Effect of Hot-Pressing Temperature on β-Phase Formulation in 3D-Printed Polyvinylidene Fluoride (PVDF)

The purpose of this study is to combine 3D printing and hot-pressing to improve polyvinylidene fluoride (PVDF) by making its surface smoother, enhancing crystallinity and electrical and mechanical performance. Before printing, PVDF filament was analyzed using rheology, differential scanning calorimetry (DSC), Thermogravimetric Analysis (TGA), and extrusion tests. Based on these results for printing, 250 °C was fixed as the optimized printing temperature. PVDF samples were printed using an Ultimaker S5 dual-nozzle 3D printer, with a size of 30 × 30 × 0.2 mm3. After printing, samples were hot-pressed at five different temperatures, 100, 125, 150, 175, and 200 °C, for 10 min each. Then, the hot-pressed samples were tested using morphology, Fourier transform infrared (FTIR), X-ray diffraction (XRD), DSC, tensile, and electrical properties. From the morphology, the sample thickness decreased from 0.25 to 0.24 mm, making the surface smoother, removing pores after hot-pressing.
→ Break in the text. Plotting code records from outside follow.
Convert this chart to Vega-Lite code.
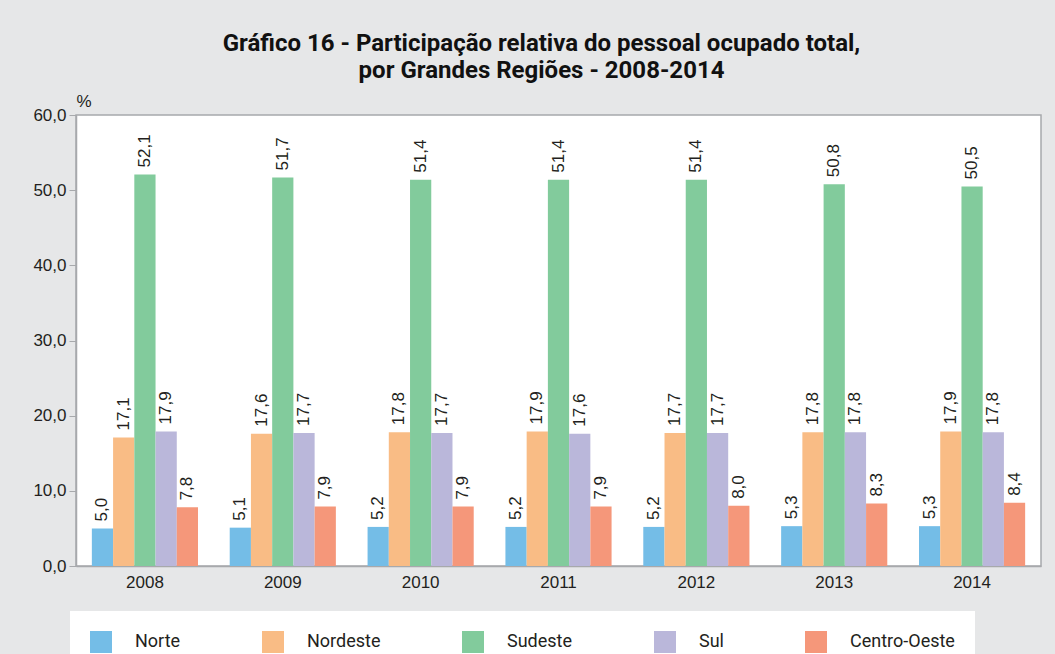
{
  "$schema": "https://vega.github.io/schema/vega-lite/v6.json",
  "width": 965,
  "height": 451,
  "autosize": {"type": "none"},
  "padding": {"left": 76, "top": 115, "right": 14, "bottom": 88},
  "background": "#e6e7e8",
  "config": {
    "locale": {"number": {"decimal": ",", "thousands": ".", "grouping": [3], "currency": ["R$", ""]}},
    "view": {"fill": "white", "stroke": "#a7a9ac", "strokeWidth": 1.5},
    "font": "Liberation Sans"
  },
  "title": {
    "text": ["Gráfico 16 - Participação relativa do pessoal ocupado total,", "por Grandes Regiões - 2008-2014"],
    "font": "Roboto",
    "fontSize": 24,
    "fontWeight": "bold",
    "color": "#111111",
    "lineHeight": 27,
    "anchor": "middle",
    "dx": -17,
    "offset": 9
  },
  "data": {
    "values": [
      {"ano": "2008", "regiao": "Norte", "valor": 5.0},
      {"ano": "2008", "regiao": "Nordeste", "valor": 17.1},
      {"ano": "2008", "regiao": "Sudeste", "valor": 52.1},
      {"ano": "2008", "regiao": "Sul", "valor": 17.9},
      {"ano": "2008", "regiao": "Centro-Oeste", "valor": 7.8},
      {"ano": "2009", "regiao": "Norte", "valor": 5.1},
      {"ano": "2009", "regiao": "Nordeste", "valor": 17.6},
      {"ano": "2009", "regiao": "Sudeste", "valor": 51.7},
      {"ano": "2009", "regiao": "Sul", "valor": 17.7},
      {"ano": "2009", "regiao": "Centro-Oeste", "valor": 7.9},
      {"ano": "2010", "regiao": "Norte", "valor": 5.2},
      {"ano": "2010", "regiao": "Nordeste", "valor": 17.8},
      {"ano": "2010", "regiao": "Sudeste", "valor": 51.4},
      {"ano": "2010", "regiao": "Sul", "valor": 17.7},
      {"ano": "2010", "regiao": "Centro-Oeste", "valor": 7.9},
      {"ano": "2011", "regiao": "Norte", "valor": 5.2},
      {"ano": "2011", "regiao": "Nordeste", "valor": 17.9},
      {"ano": "2011", "regiao": "Sudeste", "valor": 51.4},
      {"ano": "2011", "regiao": "Sul", "valor": 17.6},
      {"ano": "2011", "regiao": "Centro-Oeste", "valor": 7.9},
      {"ano": "2012", "regiao": "Norte", "valor": 5.2},
      {"ano": "2012", "regiao": "Nordeste", "valor": 17.7},
      {"ano": "2012", "regiao": "Sudeste", "valor": 51.4},
      {"ano": "2012", "regiao": "Sul", "valor": 17.7},
      {"ano": "2012", "regiao": "Centro-Oeste", "valor": 8.0},
      {"ano": "2013", "regiao": "Norte", "valor": 5.3},
      {"ano": "2013", "regiao": "Nordeste", "valor": 17.8},
      {"ano": "2013", "regiao": "Sudeste", "valor": 50.8},
      {"ano": "2013", "regiao": "Sul", "valor": 17.8},
      {"ano": "2013", "regiao": "Centro-Oeste", "valor": 8.3},
      {"ano": "2014", "regiao": "Norte", "valor": 5.3},
      {"ano": "2014", "regiao": "Nordeste", "valor": 17.9},
      {"ano": "2014", "regiao": "Sudeste", "valor": 50.5},
      {"ano": "2014", "regiao": "Sul", "valor": 17.8},
      {"ano": "2014", "regiao": "Centro-Oeste", "valor": 8.4}
    ]
  },
  "encoding": {
    "x": {
      "field": "ano", "type": "nominal",
      "scale": {"paddingInner": 0.23, "paddingOuter": 0.115},
      "axis": {"title": null, "labelAngle": 0, "labelFontSize": 17, "labelColor": "#231f20", "labelPadding": 8, "ticks": false, "domainColor": "#a7a9ac", "domainWidth": 1.5}
    },
    "xOffset": {"field": "regiao", "type": "nominal", "sort": ["Norte", "Nordeste", "Sudeste", "Sul", "Centro-Oeste"], "scale": {"paddingInner": 0, "paddingOuter": 0}},
    "y": {
      "field": "valor", "type": "quantitative",
      "scale": {"domain": [0, 60], "nice": false},
      "axis": {"title": "%", "titleAngle": 0, "titleAlign": "left", "titleBaseline": "alphabetic", "titleX": 0, "titleY": -9, "titleFontSize": 17, "titleFontWeight": "normal", "titleColor": "#231f20",
        "values": [0, 10, 20, 30, 40, 50, 60], "format": ".1f", "labelFontSize": 17, "labelColor": "#231f20", "labelPadding": 3, "grid": false, "tickSize": 7, "tickColor": "#a7a9ac", "domainColor": "#a7a9ac", "domainWidth": 1.5}
    }
  },
  "layer": [
    {
      "mark": {"type": "bar"},
      "encoding": {
        "color": {
          "field": "regiao", "type": "nominal",
          "sort": ["Norte", "Nordeste", "Sudeste", "Sul", "Centro-Oeste"],
          "scale": {"domain": ["Norte", "Nordeste", "Sudeste", "Sul", "Centro-Oeste"], "range": ["#74bde7", "#f9bc85", "#82cb9c", "#bab7da", "#f5977a"]},
          "legend": {
            "title": null, "orient": "none", "direction": "horizontal",
            "legendX": -6, "legendY": 496, "padding": 20,
            "fillColor": "white",
            "symbolType": "square", "symbolSize": 484, "symbolStrokeWidth": 0, "symbolOpacity": 1,
            "labelFont": "Roboto", "labelFontSize": 18, "labelColor": "#231f20", "labelOffset": 23,
            "columnPadding": 81
          }
        }
      }
    },
    {
      "mark": {"type": "text", "angle": 270, "align": "left", "baseline": "middle", "dx": 7, "fontSize": 17, "color": "#231f20"},
      "encoding": {
        "text": {"field": "valor", "type": "quantitative", "format": ".1f"}
      }
    }
  ]
}
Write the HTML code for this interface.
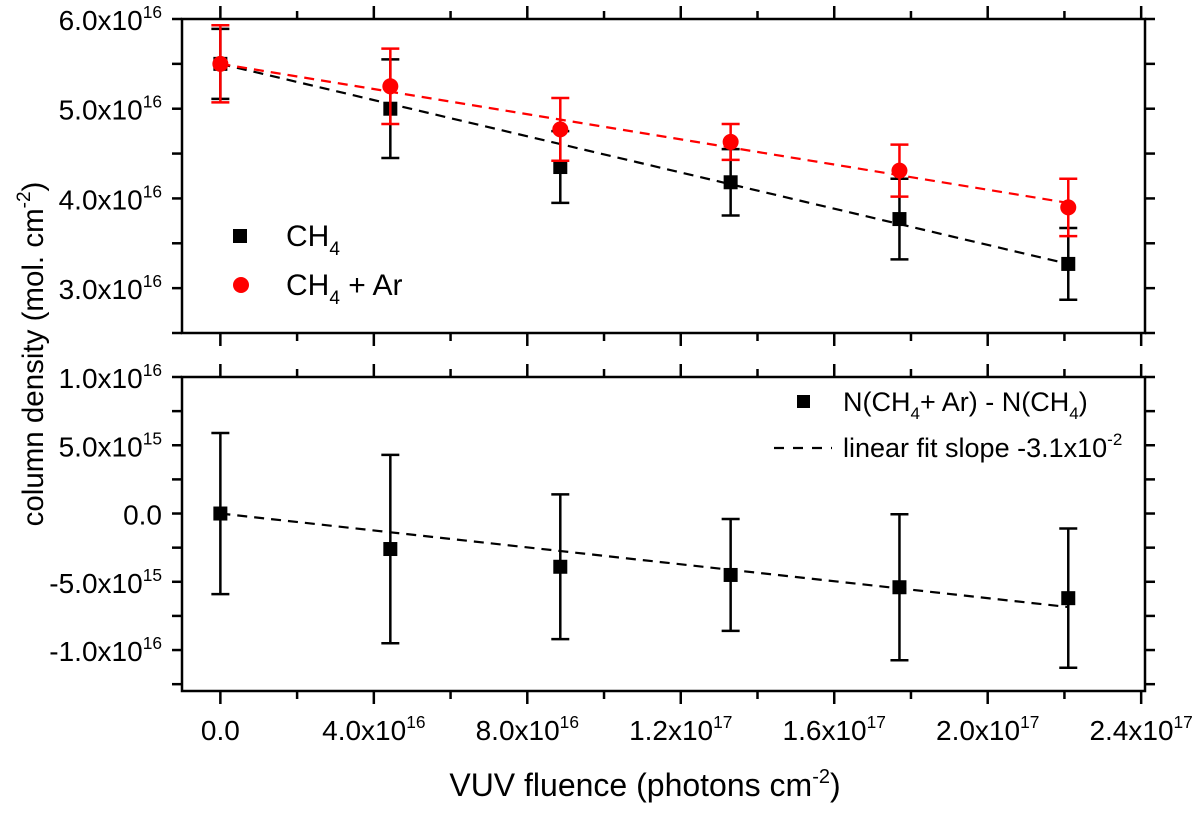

From FTIR and XRD results, all samples showed similar patterns, but the hot-pressed sample showed slightly stronger β-phase diffraction and peaks near 20° and 840, 1066, and 1275 cm−1, indicating better crystal ordering. The DSC results showed a small increase in melting temperature and stable thermal behavior after hot-pressing, confirming improved thermal stability. The tensile property results confirmed that the hot-pressed samples, around 150 and 175, showed higher strength and better flexibility. The electrical I-V test showed stable and uniform conductivity, and the hot-pressed samples performed more consistently. Overall, hot-pressing improved the surface quality, crystallinity, mechanical, and electrical properties of 3D-printed PVDF, making it more reliable for advanced applications.